Los pactos improbables

Una serie de lamentables desaciertos recientes de parte del Gobierno en materia de seguridad —en plena campaña— han hecho que sus más rabiosos detractores lo acusen de ‘pactar’ con el crimen organizado. Es una incriminación vieja y repetida, que se ha empleado en diferentes épocas y contra regímenes de diferentes tendencias, aunque no deja de ser, en gran medida, una teoría fantasiosa.

Mantener un ‘pacto’ de esa índole requiere un nivel de secretismo, compartimentación y verticalidad del que un régimen democrático carece. Hoy, todos los gobiernos acusados por la comunidad internacional de tomar parte en el crimen organizado son dictaduras cleptocráticas o regímenes autoritarios. Latinoamérica no ha sido la excepción, sea para enriquecimiento ilícito o por fines geopolíticos. La supuesta cooperación a nivel de Estado con el narcotráfico ha venido en la mayoría de ocasiones de dictaduras, como  Panamá de Noriega, la Cuba de los ochenta o la Venezuela contemporánea.
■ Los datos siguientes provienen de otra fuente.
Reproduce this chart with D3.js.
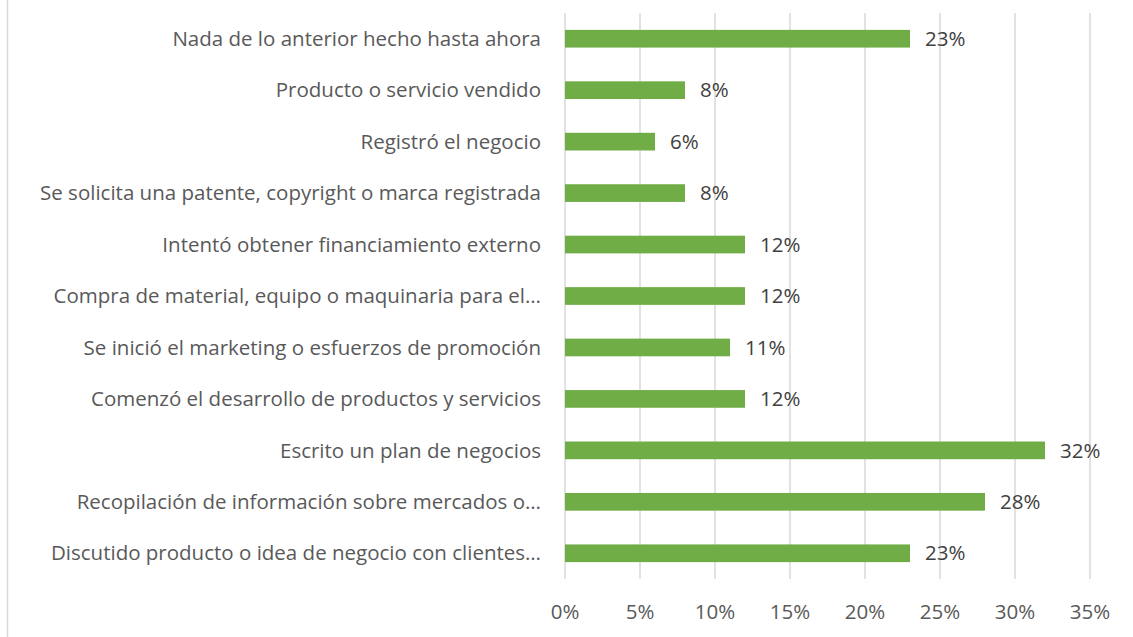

En otras ocasiones, se dio en áreas autónomas y militarizadas de gobiernos autoritarios —como sucedió con la Dirección Federal de Seguridad mexicana o con la inteligencia peruana en la época de Vladimiro Montesinos—.

‘Pactos’ de esa índole dejan, por su naturaleza, un amplio rastro, que en un sistema democrático —con libertad de prensa, actores políticos enfrentados, abundante registro burocráticos, separación de poderes— resulta imposible de ocultar y fácil de probar. Creer en pactos improbables politiza el tema de la seguridad y nos distrae de que el peor enemigo no son las conspiraciones, sino la incompetencia; eso, a las mafias, les basta.